# WHAT YOU SHOULD DO
Omit the pictures and output every entry below exactly as written.

━━ ITEMS

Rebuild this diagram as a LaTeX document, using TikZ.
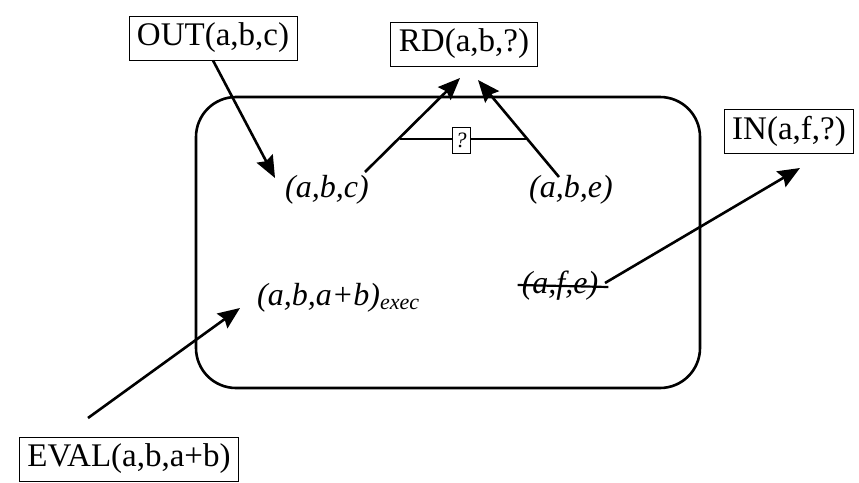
\documentclass[tikz,border=0pt]{standalone}
\usepackage{fontspec}
\setmainfont{Liberation Serif}
\usetikzlibrary{arrows.meta}
\tikzset{
  lbl/.style={draw, line width=0.9pt, inner xsep=8pt, minimum height=44pt, font=\fontsize{33}{38}\selectfont},
  tup/.style={inner sep=2pt, font=\fontsize{32}{36}\selectfont\itshape},
  arr/.style={line width=2.6pt, -{Stealth[length=22pt,width=18pt,inset=3pt]}},
  thin/.style={line width=2.2pt}
}
\begin{document}
\begin{tikzpicture}[x=1pt,y=-1pt]
\useasboundingbox (0,0) rectangle (859,482);
\draw[line width=2.6pt, rounded corners=40pt] (196,97) rectangle (700,388);
\node[lbl] (out) at (213,38) {OUT(a,b,c)};
\node[lbl] (rd) at (464,44) {RD(a,b,?)};
\node[lbl] (in) at (789,131) {IN(a,f,?)};
\node[lbl] (eval) at (129,459) {EVAL(a,b,a+b)};
\node[tup] (abc) at (327,190) {(a,b,c)};
\node[tup] (abe) at (571,190) {(a,b,e)};
\node[tup, anchor=west] (abab) at (255,298) {(a,b,a+b)\textsubscript{\fontsize{22}{24}\selectfont exec}};
\node[tup] (afe) at (560,286) {(a,f,e)};
\draw[thin] (afe.west) ++(-2,-1) -- ([xshift=8pt,yshift=-1pt]afe.east);
\coordinate (rdl) at (460,78);
\coordinate (rdr) at (478,80);
\coordinate (abcs) at (365,172);
\coordinate (abes) at (559,177);
\coordinate (qa) at (400,139);
\coordinate (qb) at (527,139);
\coordinate (ins) at (800,168);
\coordinate (afes) at (605,283);
\coordinate (evs) at (88,418);
\coordinate (evt) at (240,308);
\coordinate (abct) at (275,178);
\draw[thin] (qa) -- (qb);
\node[draw, fill=white, line width=0.9pt, inner sep=2pt, minimum width=18pt, minimum height=26pt, font=\fontsize{22}{24}\selectfont\itshape] (q) at (461,140) {?};
\draw[arr] (out.south) -- (abct);
\draw[arr] (abcs) -- (rdl);
\draw[arr] (abes) -- (rdr);
\draw[arr] (afes) -- (ins);
\draw[arr] (evs) -- (evt);
\end{tikzpicture}
\end{document}
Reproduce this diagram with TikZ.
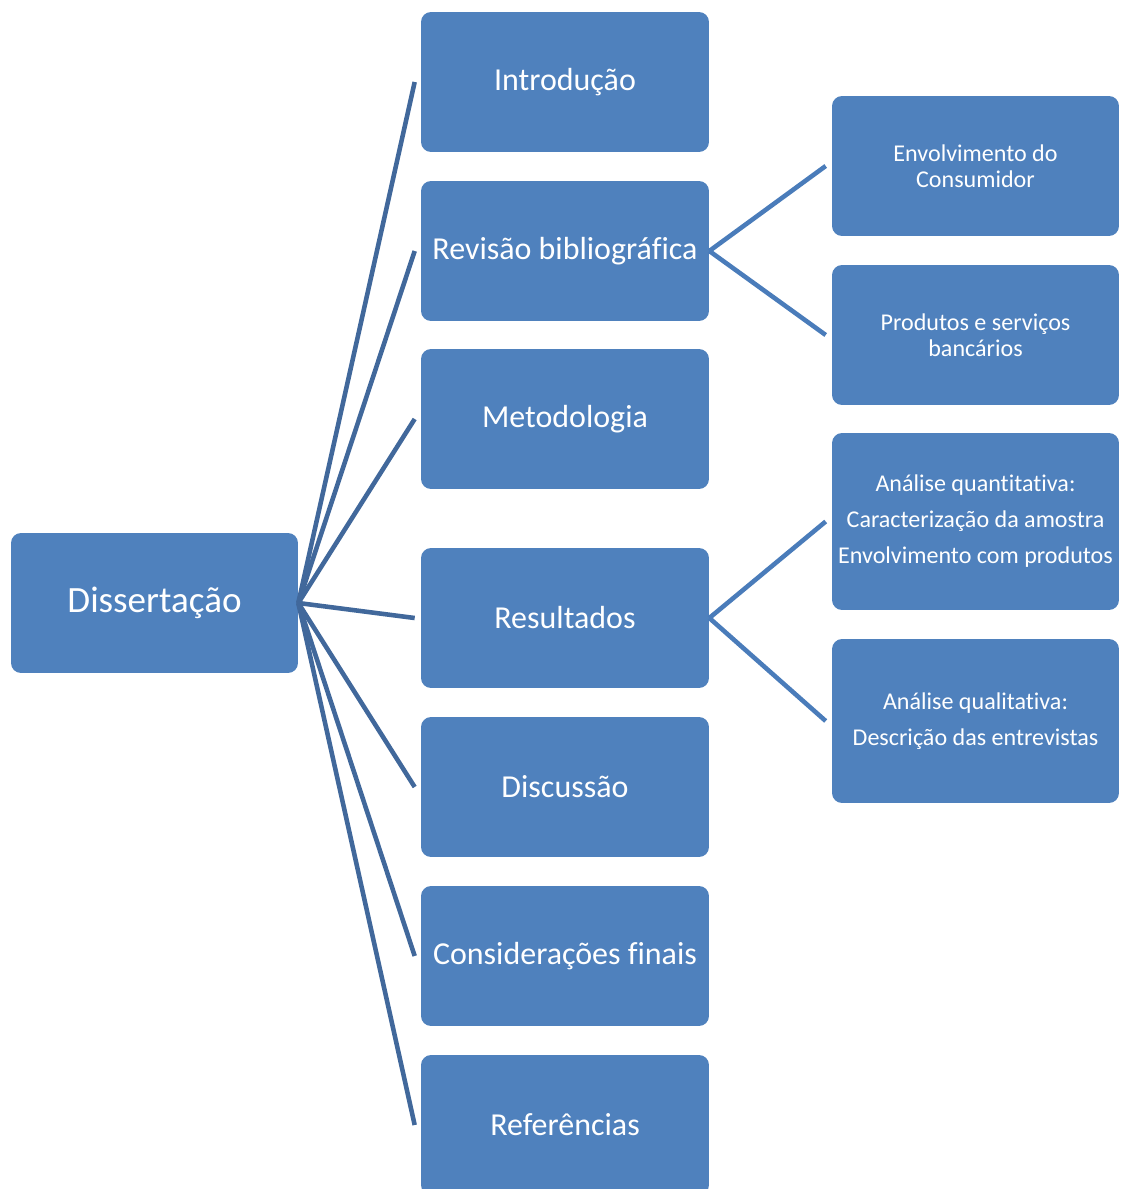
\documentclass[tikz,border=0pt]{standalone}
\usepackage{fontspec}
\setmainfont[RawFeature={-liga;-clig;-dlig;-calt}]{Carlito}
\definecolor{boxblue}{HTML}{4F81BD}
\definecolor{lineleft}{HTML}{41689B}
\definecolor{lineright}{HTML}{4A7CBA}
\tikzset{
  part/.style={rectangle, rounded corners=0.2cm, fill=boxblue, text=white,
    minimum width=5.76cm, minimum height=2.8cm, align=center, inner sep=2pt},
  sub/.style={part, minimum width=5.74cm, font=\fontsize{13.7}{14.8}\selectfont},
  link/.style={line width=2.6pt, lineleft},
  sublink/.style={line width=2.6pt, lineright}
}
\begin{document}
\begin{tikzpicture}[x=0.02cm, y=-0.02cm]
\clip (0,0) rectangle (1125,1189);
\node[part, minimum width=5.74cm, font=\fontsize{21.1}{25}\selectfont] (diss) at (154.5,603){Dissertação};
\node[part, font=\fontsize{18.2}{21}\selectfont] (intro) at (565,82){Introdução};
\node[part, font=\fontsize{18.2}{21}\selectfont] (rev) at (565,251){Revisão bibliográfica};
\node[part, font=\fontsize{18.2}{21}\selectfont] (met) at (565,419){Metodologia};
\node[part, font=\fontsize{18.2}{21}\selectfont] (res) at (565,618){Resultados};
\node[part, font=\fontsize{18.2}{21}\selectfont] (disc) at (565,787){Discussão};
\node[part, font=\fontsize{18.2}{21}\selectfont] (cons) at (565,956){Considerações finais};
\node[part, font=\fontsize{18.2}{21}\selectfont] (ref) at (565,1125){Referências};
\node[sub] (envc) at (975.5,166){Envolvimento do\\Consumidor};
\node[sub] (prod) at (975.5,335){Produtos e serviços\\bancários};
\node[sub, minimum height=3.54cm] (quant) at (975.5,521.5){Análise quantitativa:\\[0.2cm]Caracterização da amostra\\[0.2cm]Envolvimento com produtos};
\node[sub, minimum height=3.28cm] (qual) at (975.5,721){Análise qualitativa:\\[0.2cm]Descrição das entrevistas};
\foreach \n in {intro,rev,met,res,disc,cons,ref}
  \draw[link](diss.east) -- ([xshift=-0.12cm]\n.west);
\draw[sublink](rev.east) -- ([xshift=-0.12cm]envc.west);
\draw[sublink](rev.east) -- ([xshift=-0.12cm]prod.west);
\draw[sublink](res.east) -- ([xshift=-0.12cm]quant.west);
\draw[sublink](res.east) -- ([xshift=-0.12cm]qual.west);
\end{tikzpicture}
\end{document}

━━━━

# ANSWER TO THE PROBLEM
Rebuild this diagram as a LaTeX document, using TikZ.
\documentclass[tikz,border=0pt]{standalone}
\usepackage{fontspec}
\setmainfont{Liberation Serif}
\usetikzlibrary{arrows.meta}
\tikzset{
  lbl/.style={draw, line width=0.9pt, inner xsep=8pt, minimum height=44pt, font=\fontsize{33}{38}\selectfont},
  tup/.style={inner sep=2pt, font=\fontsize{32}{36}\selectfont\itshape},
  arr/.style={line width=2.6pt, -{Stealth[length=22pt,width=18pt,inset=3pt]}},
  thin/.style={line width=2.2pt}
}
\begin{document}
\begin{tikzpicture}[x=1pt,y=-1pt]
\useasboundingbox (0,0) rectangle (859,482);
\draw[line width=2.6pt, rounded corners=40pt] (196,97) rectangle (700,388);
\node[lbl] (out) at (213,38) {OUT(a,b,c)};
\node[lbl] (rd) at (464,44) {RD(a,b,?)};
\node[lbl] (in) at (789,131) {IN(a,f,?)};
\node[lbl] (eval) at (129,459) {EVAL(a,b,a+b)};
\node[tup] (abc) at (327,190) {(a,b,c)};
\node[tup] (abe) at (571,190) {(a,b,e)};
\node[tup, anchor=west] (abab) at (255,298) {(a,b,a+b)\textsubscript{\fontsize{22}{24}\selectfont exec}};
\node[tup] (afe) at (560,286) {(a,f,e)};
\draw[thin] (afe.west) ++(-2,-1) -- ([xshift=8pt,yshift=-1pt]afe.east);
\coordinate (rdl) at (460,78);
\coordinate (rdr) at (478,80);
\coordinate (abcs) at (365,172);
\coordinate (abes) at (559,177);
\coordinate (qa) at (400,139);
\coordinate (qb) at (527,139);
\coordinate (ins) at (800,168);
\coordinate (afes) at (605,283);
\coordinate (evs) at (88,418);
\coordinate (evt) at (240,308);
\coordinate (abct) at (275,178);
\draw[thin] (qa) -- (qb);
\node[draw, fill=white, line width=0.9pt, inner sep=2pt, minimum width=18pt, minimum height=26pt, font=\fontsize{22}{24}\selectfont\itshape] (q) at (461,140) {?};
\draw[arr] (out.south) -- (abct);
\draw[arr] (abcs) -- (rdl);
\draw[arr] (abes) -- (rdr);
\draw[arr] (afes) -- (ins);
\draw[arr] (evs) -- (evt);
\end{tikzpicture}
\end{document}
Reproduce this diagram with TikZ.
\documentclass[tikz,border=0pt]{standalone}
\usepackage{fontspec}
\setmainfont[RawFeature={-liga;-clig;-dlig;-calt}]{Carlito}
\definecolor{boxblue}{HTML}{4F81BD}
\definecolor{lineleft}{HTML}{41689B}
\definecolor{lineright}{HTML}{4A7CBA}
\tikzset{
  part/.style={rectangle, rounded corners=0.2cm, fill=boxblue, text=white,
    minimum width=5.76cm, minimum height=2.8cm, align=center, inner sep=2pt},
  sub/.style={part, minimum width=5.74cm, font=\fontsize{13.7}{14.8}\selectfont},
  link/.style={line width=2.6pt, lineleft},
  sublink/.style={line width=2.6pt, lineright}
}
\begin{document}
\begin{tikzpicture}[x=0.02cm, y=-0.02cm]
\clip (0,0) rectangle (1125,1189);
\node[part, minimum width=5.74cm, font=\fontsize{21.1}{25}\selectfont] (diss) at (154.5,603){Dissertação};
\node[part, font=\fontsize{18.2}{21}\selectfont] (intro) at (565,82){Introdução};
\node[part, font=\fontsize{18.2}{21}\selectfont] (rev) at (565,251){Revisão bibliográfica};
\node[part, font=\fontsize{18.2}{21}\selectfont] (met) at (565,419){Metodologia};
\node[part, font=\fontsize{18.2}{21}\selectfont] (res) at (565,618){Resultados};
\node[part, font=\fontsize{18.2}{21}\selectfont] (disc) at (565,787){Discussão};
\node[part, font=\fontsize{18.2}{21}\selectfont] (cons) at (565,956){Considerações finais};
\node[part, font=\fontsize{18.2}{21}\selectfont] (ref) at (565,1125){Referências};
\node[sub] (envc) at (975.5,166){Envolvimento do\\Consumidor};
\node[sub] (prod) at (975.5,335){Produtos e serviços\\bancários};
\node[sub, minimum height=3.54cm] (quant) at (975.5,521.5){Análise quantitativa:\\[0.2cm]Caracterização da amostra\\[0.2cm]Envolvimento com produtos};
\node[sub, minimum height=3.28cm] (qual) at (975.5,721){Análise qualitativa:\\[0.2cm]Descrição das entrevistas};
\foreach \n in {intro,rev,met,res,disc,cons,ref}
  \draw[link](diss.east) -- ([xshift=-0.12cm]\n.west);
\draw[sublink](rev.east) -- ([xshift=-0.12cm]envc.west);
\draw[sublink](rev.east) -- ([xshift=-0.12cm]prod.west);
\draw[sublink](res.east) -- ([xshift=-0.12cm]quant.west);
\draw[sublink](res.east) -- ([xshift=-0.12cm]qual.west);
\end{tikzpicture}
\end{document}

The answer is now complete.